No he podido resistirme. El pescadero me ha traído unas doradas extraordinarias, salvajes, grandes, de entre tres y cuatro kilos cada una, brillantes como el acero de un cuchillo nuevo y con la frente tan dorada como un adorno de Navidad. La fascinación por el pescado, viene dada por su misma naturaleza salvaje, indómita; y su presencia en la cocina, es siempre la consecuencia de la lucha ancestral del ser humano por su propia supervivencia. La pesca, como la caza también, representa la continuidad evolutiva del hombre a lo largo de su historia, de su geografía física y mental, y su práctica activa resortes mentales más propios de la intuición, del instinto primitivo, que de la educación social. Por ello, la foto del pescador enseñando su trofeo, presumiendo del tamaño de su presa, es la imagen pura de la reafirmación de la masculinidad.
La foto típica tópica del cocinero mostrando a la cámara un gran pescado, o tal vez una buena langosta, responde sin embargo a otros resortes mentales. Evidentemente, el cocinero no es un cazador, al menos en su cocina; sin embargo, al levantar orgulloso el gran pescado, esta también, enviando un claro mensaje al espectador que lo contempla, esta diciendo con toda claridad
– ¡! Mirar, daros cuenta que buen pescado, con que producto tan extraordinario que trabajo ¡¡ Que grande y que fresco ¡! – Es un alegato de profesionalidad, de satisfacción por el trabajo y orgullo por el propio oficio. Por eso he cogido la más grande de las doradas y me he hecho fotografiar con ella, sopesándola en mis manos como un autentico trofeo, alardeando de ella como un autentico regalo con el que voy a disfrutar un buen rato, primero al limpiarla y hermosearla, y después al cocinarla.

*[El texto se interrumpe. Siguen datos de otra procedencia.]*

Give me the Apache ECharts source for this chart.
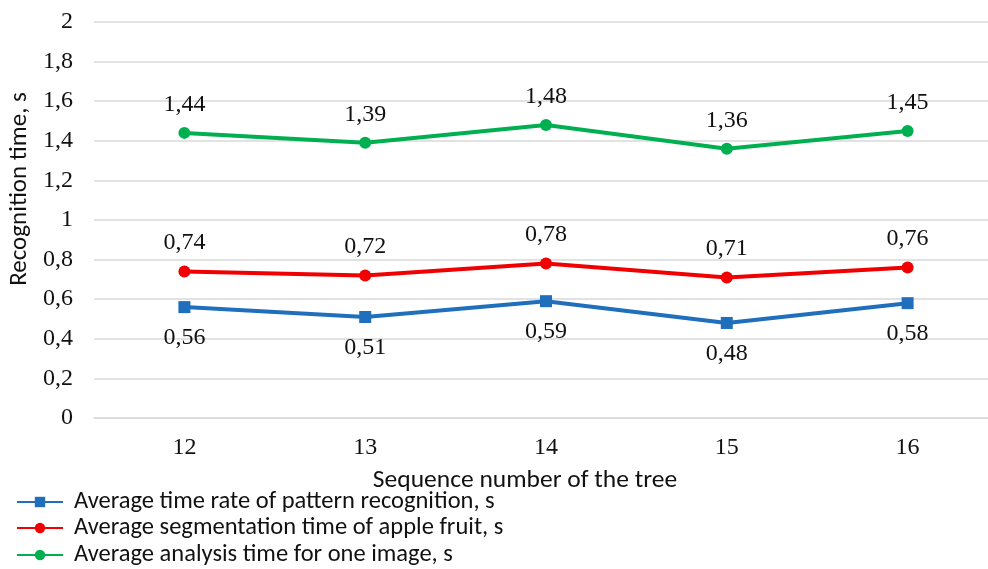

La transformación de la naturaleza salvaje en alimento aceptable y comprensible para el ser humano, mas o menos civilizado, es la autentica magia de la cocina; sin embargo, para evitar que esta alquimia culinaria acabe desnaturalizando completamente el producto, el buen cocinero debe tratarlo con gran respeto, con mimo, como si cada pescado fuera único, cada ave fuese especial, o cada lechuga, la ultima lechuga del mundo. Es fácil entonces, dejarse llevar, deslizar los dedos sobre el lomo plateado de una gran dorada salvaje, y mirándole a los ojos, susurrarle, casi sin darse cuenta, palabras de admiración.